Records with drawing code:
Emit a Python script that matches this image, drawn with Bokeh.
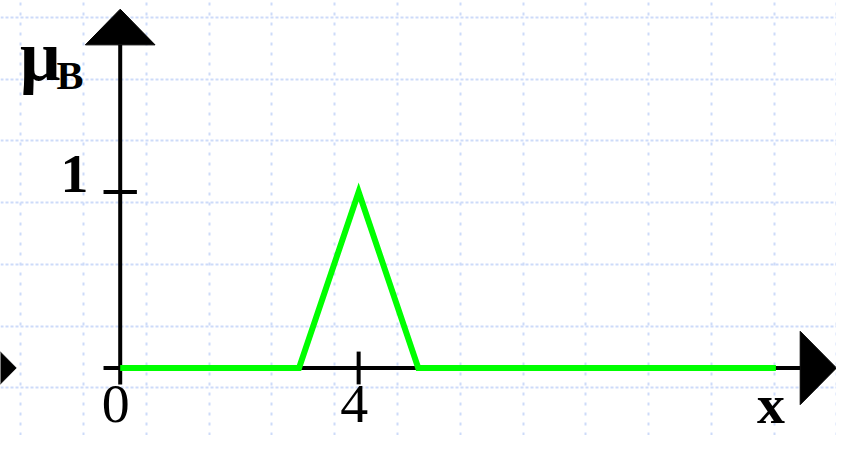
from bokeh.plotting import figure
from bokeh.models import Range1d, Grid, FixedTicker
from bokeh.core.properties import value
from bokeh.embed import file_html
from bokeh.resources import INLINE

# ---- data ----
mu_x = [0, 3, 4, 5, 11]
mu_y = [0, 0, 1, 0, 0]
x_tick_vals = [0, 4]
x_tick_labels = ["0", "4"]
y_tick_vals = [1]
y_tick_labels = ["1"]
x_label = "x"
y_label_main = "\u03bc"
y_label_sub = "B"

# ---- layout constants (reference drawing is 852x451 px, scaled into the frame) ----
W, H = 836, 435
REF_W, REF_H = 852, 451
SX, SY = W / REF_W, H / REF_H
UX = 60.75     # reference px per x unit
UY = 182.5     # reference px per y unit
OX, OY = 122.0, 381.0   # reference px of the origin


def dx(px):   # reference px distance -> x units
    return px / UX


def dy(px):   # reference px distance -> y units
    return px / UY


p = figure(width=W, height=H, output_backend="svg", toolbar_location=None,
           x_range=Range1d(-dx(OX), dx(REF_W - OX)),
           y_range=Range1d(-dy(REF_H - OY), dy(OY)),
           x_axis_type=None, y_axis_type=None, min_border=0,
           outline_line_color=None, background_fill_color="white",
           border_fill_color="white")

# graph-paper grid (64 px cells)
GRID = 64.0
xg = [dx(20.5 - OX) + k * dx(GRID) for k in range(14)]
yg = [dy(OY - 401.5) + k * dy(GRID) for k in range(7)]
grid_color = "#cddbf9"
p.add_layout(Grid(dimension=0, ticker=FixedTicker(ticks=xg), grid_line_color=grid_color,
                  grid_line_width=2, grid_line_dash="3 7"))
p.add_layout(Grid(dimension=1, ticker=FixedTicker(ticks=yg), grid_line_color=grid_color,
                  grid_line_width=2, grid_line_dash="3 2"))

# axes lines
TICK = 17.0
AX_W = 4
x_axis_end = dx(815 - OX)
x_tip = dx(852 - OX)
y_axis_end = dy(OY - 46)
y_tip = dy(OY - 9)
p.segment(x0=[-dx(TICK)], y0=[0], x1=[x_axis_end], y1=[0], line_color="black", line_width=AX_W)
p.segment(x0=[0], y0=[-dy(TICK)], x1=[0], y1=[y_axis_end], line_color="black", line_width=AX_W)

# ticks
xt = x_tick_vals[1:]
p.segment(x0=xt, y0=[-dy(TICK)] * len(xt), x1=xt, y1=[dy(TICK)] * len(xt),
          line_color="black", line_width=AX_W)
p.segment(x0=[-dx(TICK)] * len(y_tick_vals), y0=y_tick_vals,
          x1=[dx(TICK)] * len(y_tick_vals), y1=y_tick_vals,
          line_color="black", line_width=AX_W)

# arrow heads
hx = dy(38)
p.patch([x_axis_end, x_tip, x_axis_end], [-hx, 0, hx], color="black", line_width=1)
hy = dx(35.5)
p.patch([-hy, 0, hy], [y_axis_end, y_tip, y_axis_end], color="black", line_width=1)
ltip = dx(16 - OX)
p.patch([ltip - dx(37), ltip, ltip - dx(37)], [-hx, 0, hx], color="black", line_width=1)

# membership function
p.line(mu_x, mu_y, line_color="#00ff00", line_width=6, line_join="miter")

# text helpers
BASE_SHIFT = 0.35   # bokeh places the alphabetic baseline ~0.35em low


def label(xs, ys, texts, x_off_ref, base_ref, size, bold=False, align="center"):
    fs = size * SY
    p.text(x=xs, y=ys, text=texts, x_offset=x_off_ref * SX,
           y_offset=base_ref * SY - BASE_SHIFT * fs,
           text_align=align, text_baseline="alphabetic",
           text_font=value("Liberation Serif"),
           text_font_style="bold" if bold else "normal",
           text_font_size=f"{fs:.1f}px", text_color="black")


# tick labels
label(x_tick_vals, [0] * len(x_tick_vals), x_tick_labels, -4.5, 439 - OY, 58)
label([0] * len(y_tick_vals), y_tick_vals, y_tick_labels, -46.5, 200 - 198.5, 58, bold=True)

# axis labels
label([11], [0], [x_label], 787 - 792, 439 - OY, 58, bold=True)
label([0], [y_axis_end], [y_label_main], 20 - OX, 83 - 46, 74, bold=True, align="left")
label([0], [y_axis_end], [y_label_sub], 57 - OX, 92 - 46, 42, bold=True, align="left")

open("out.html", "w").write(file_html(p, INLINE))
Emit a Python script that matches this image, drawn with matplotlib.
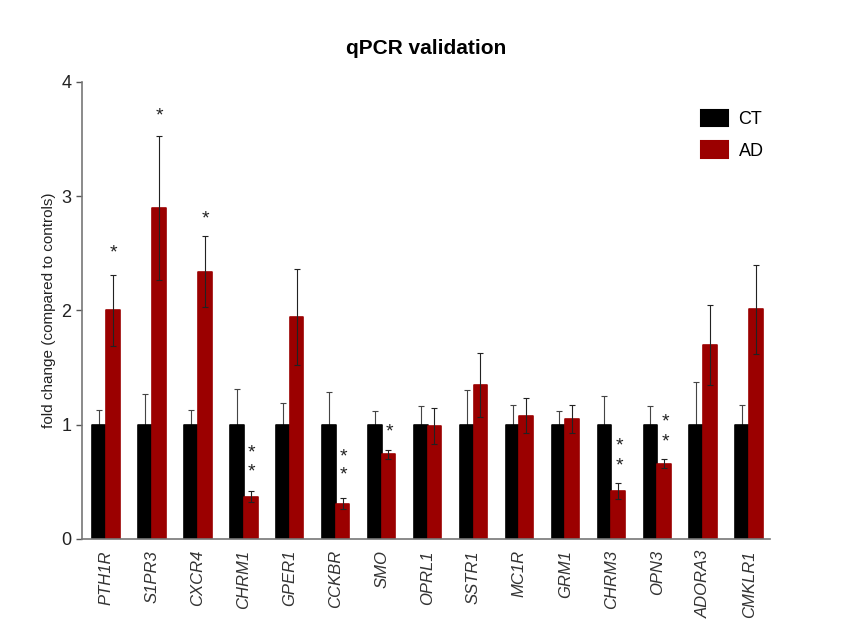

GIVEN PROBLEM: What is the number of lines containing "matches"? Give that number only.

FULL RESPONSE: 2